Any recommendation? I honestly don't know if I have enough physical endurance to paint this huge house in/out. This is my good customer and they know that I'm pro but I've not paint for nearly 2 yr. 
Thk.


----------



## Brian C (Oct 8, 2011)

we use Krud cutter red label de-glossing agent. It works great but wear gloves as its nasty on your hands.


----------



## Damon T (Nov 22, 2008)

Zinsser has plenty of non oil based primers that will stick. I'd still sand if with 180 or 220 before priming. Easy money.


----------



## benthepainter (Jun 17, 2011)

I feel like a hack as I have never used a gloss remover : ( 

As a hack if I need to degloss something I use sandpaper I even carry different grades : )


----------



## ProWallGuy (Apr 7, 2007)

Yeah, good ol-fashioned sandpaper.


----------



## Brian C (Oct 8, 2011)

Ben, I sandpaper and use Krud kutter. It makes water based undercoat key to old enamel paint.


----------



## MikeCalifornia (Aug 26, 2012)

Sand it, then wipe it all down with KK water mix, keep fresh rags going. Use a product like Vista Protec Enamel, a water oil emulsion. Smells just like oil but cleans with water, sticks like glue. DE might have similar, but I don't use them much.


----------



## Oden (Feb 8, 2012)

Use a acrylic/alkyd. Sand it with a duster and a wet paint brush.


----------



## Softy (Jul 19, 2009)

MikeCalifornia said:


> Sand it, then wipe it all down with KK water mix, keep fresh rags going. Use a product like Vista Protec Enamel, a water oil emulsion. Smells just like oil but cleans with water, sticks like glue. DE might have similar, but I don't use them much.

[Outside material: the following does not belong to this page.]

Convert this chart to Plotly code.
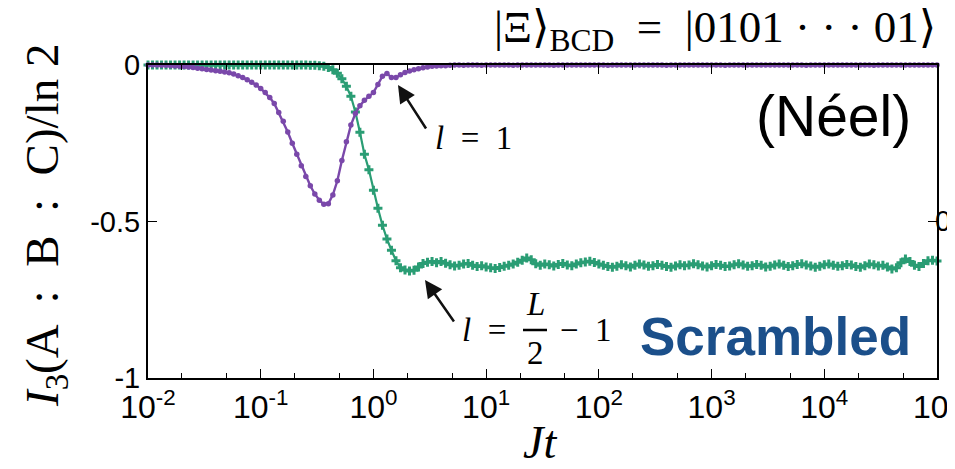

Painters working next door gave me the same advice, but geeze, this stuff cost about $60/gal for non acct. I can only use Frazee and DE so I'm stuck. Will use KK, sand paper and may be oil prime with hvlp at certain area. I'm still stuck with exterior works. This house has wall/wall french doors and windows. I feel like giving up. I've also been advised to use liquid masking tape. I'm thinking of tape around the edges then use liquid in the middle. 

Anyway, thanks for everyone advice. Have a happy "after" Christmas and safe as well as success next year....


----------



## Brian C (Oct 8, 2011)

tes keep KK off the glass as it makes it cloudy and difficult to clean afterwards.


----------



## Monstertruck (Oct 26, 2013)

We like 220 no-load, followed by Krud Kutter Gloss-Off.
Never noticed any issue with KK on the glass though.:blink:
Will be on the lookout for that next time, thanks!


----------



## benthepainter (Jun 17, 2011)

Brian C said:


> Ben, I sandpaper and use Krud kutter. It makes water based undercoat key to old enamel paint.


G'day Brian

I'm going to get some tomorrow to try : )


----------